U.S. House of Representatives Passes Pro-Labor PRO Act
February 7, 2020
By Noah R. Jordan, Esq.
On February 6, 2020, the United States House of Representatives passed the Protecting the Right to Organize Act, referred to as the PRO Act, by a vote of 224-193. The legislation includes a number of labor-friendly provisions including: making it easier for employees to form a union; expanding the definition of “employee” to include workers currently classified as independent contractors; permitting the National Labor Relations Board to fine companies for violating labor laws; expanding workers’ compensation to include damages incurred as the result of workplace retaliation; increasing the ability of workers to boycott and strike; and weakening the power of so called “right-to-work” laws. It also would prohibit employers from subjecting employees to what are referred to as “captive audience” meetings, during which employers bring in anti-union speakers to lecture employees. If passed into law, the bill would result in the biggest change to U.S. labor law since Congress passed the anti-labor Taft-Hartley Act in 1947.

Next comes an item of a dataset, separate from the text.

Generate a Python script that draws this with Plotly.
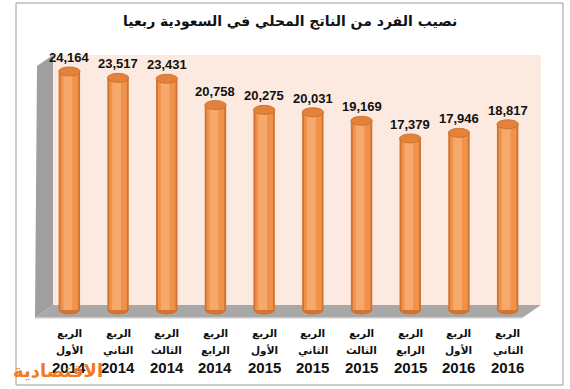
import plotly.graph_objects as go

# ---- data ----
quarter_word = ["الربع"] * 10
quarter_names = ["الأول", "الثاني", "الثالث", "الرابع",
                 "الأول", "الثاني", "الثالث", "الرابع",
                 "الأول", "الثاني"]
years = ["2014", "2014", "2014", "2014", "2015", "2015", "2015", "2015", "2016", "2016"]
values = [24164, 23517, 23431, 20758, 20275, 20031, 19169, 17379, 17946, 18817]
title_text = "نصيب الفرد من الناتج المحلي في السعودية ربعيا"
logo_text = "الاقتصادية"

# ---- layout geometry (pixels) ----
W, H = 570, 389
PL, PR, PT, PB = 45, 532, 55, 318   # plot area
pw, ph = PR - PL, PB - PT
ZERO_PX = 310
upp = 101.3                            # data units per pixel
ymin = -(PB - ZERO_PX) * upp
ymax = (ZERO_PX - PT) * upp

def px(x):
    return (x - PL) / pw

def py(y):
    return (PB - y) / ph

n = len(values)
xs = list(range(n))

fig = go.Figure()
fig.add_trace(go.Bar(x=xs, y=values, width=0.44, offset=-0.22,
                     marker=dict(color="#d27330", line=dict(width=0)), hoverinfo="skip"))
fig.add_trace(go.Bar(x=xs, y=values, width=0.36, offset=-0.18,
                     marker=dict(color="#f0924a", line=dict(width=0)), hoverinfo="skip"))
fig.add_trace(go.Bar(x=xs, y=values, width=0.18, offset=-0.12,
                     marker=dict(color="#f6a96c", line=dict(width=0)), hoverinfo="skip"))

shapes = []
shapes.append(dict(type="rect", xref="paper", yref="paper", x0=px(16), x1=px(563), y0=py(3), y1=py(385),
                   line=dict(color="#9a9a9a", width=1), fillcolor="rgba(0,0,0,0)", layer="below"))
shapes.append(dict(type="rect", xref="paper", yref="paper", x0=px(52), x1=px(541), y0=py(305), y1=py(55),
                   line=dict(width=0), fillcolor="#fce9df", layer="below"))
shapes.append(dict(type="path", xref="paper", yref="paper",
                   path=f"M {px(37)},{py(66)} L {px(53)},{py(55)} L {px(53)},{py(305)} L {px(35)},{py(318)} Z",
                   line=dict(width=0), fillcolor="#9f9f9f", layer="below"))
shapes.append(dict(type="path", xref="paper", yref="paper",
                   path=f"M {px(35)},{py(318)} L {px(522)},{py(318)} L {px(541)},{py(305)} L {px(53)},{py(305)} Z",
                   line=dict(width=0), fillcolor="#a8a8a8", layer="below"))
shapes.append(dict(type="line", xref="paper", yref="paper", x0=px(35), x1=px(522), y0=py(318), y1=py(318),
                   line=dict(color="#d9d9d9", width=1.5), layer="below"))

eh = 4.5 * upp
for i, v in enumerate(values):
    shapes.append(dict(type="circle", xref="x", yref="y", x0=i - 0.22, x1=i + 0.22, y0=-eh, y1=eh,
                       fillcolor="#d27330", line=dict(width=0), layer="below"))
    shapes.append(dict(type="circle", xref="x", yref="y", x0=i - 0.22, x1=i + 0.22, y0=v - eh, y1=v + eh,
                       fillcolor="#e3823a", line=dict(color="#c9692a", width=0.8), layer="above"))

AR = "DejaVu Sans, Arial"
NUM = "Arial, Liberation Sans, DejaVu Sans"
annotations = []
for i, v in enumerate(values):
    annotations.append(dict(x=i, y=v, xref="x", yref="y", text=f"<b>{v:,}</b>", showarrow=False,
                            yshift=14, yanchor="middle", font=dict(size=13, color="#111111", family=NUM)))
for i in xs:
    annotations.append(dict(x=i, xref="x", yref="paper", y=py(333), yanchor="middle",
                            text=f"<b>{quarter_word[i]}</b>",
                            showarrow=False, font=dict(size=10.5, color="#111111", family=AR)))
    annotations.append(dict(x=i, xref="x", yref="paper", y=py(350), yanchor="middle",
                            text=f"<b>{quarter_names[i]}</b>",
                            showarrow=False, font=dict(size=10.5, color="#111111", family=AR)))
    annotations.append(dict(x=i, xref="x", yref="paper", y=py(367), yanchor="middle",
                            text=f"<b>{years[i]}</b>",
                            showarrow=False, font=dict(size=15, color="#111111", family=NUM)))
annotations.append(dict(xref="paper", yref="paper", x=px(290), y=py(21), xanchor="center", yanchor="middle",
                        text=f"<b>{title_text}</b>",
                        showarrow=False, font=dict(size=14, color="#111111", family=AR)))
annotations.append(dict(xref="paper", yref="paper", x=px(11), y=py(370), xanchor="left", yanchor="middle",
                        text=f"<b>{logo_text}</b>",
                        showarrow=False, font=dict(size=18, color="#f07a22", family=AR)))

fig.update_layout(
    width=W, height=H,
    margin=dict(l=PL, r=W - PR, t=PT, b=H - PB, pad=0),
    paper_bgcolor="white", plot_bgcolor="rgba(0,0,0,0)",
    barmode="overlay", showlegend=False,
    shapes=shapes, annotations=annotations,
    xaxis=dict(range=[-0.5, n - 0.5], showticklabels=False,
               showgrid=False, zeroline=False, showline=False, ticks=""),
    yaxis=dict(range=[ymin, ymax], visible=False, showgrid=False, zeroline=False),
)

fig.write_html("out.html", config={"displayModeBar": False},
               post_script="document.body.style.margin='0';document.body.style.overflow='hidden';")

All but seven House Democrats voted in favor of the Act while all but five House Republicans voted against it. It was opposed by major business groups, including the Chamber of Commerce. Republican Senator Lamar Alexander, who chairs the Senate Committee on Health, Education, Labor, and Pensions, which would have to take up and approve the legislation in order for it to be able to be advanced to a vote by the full Senate, already has said that the Committee will not consider the Act during the current legislative session. It is not expected to receive a vote in the Senate under current Republican leadership, which has opposed the Act.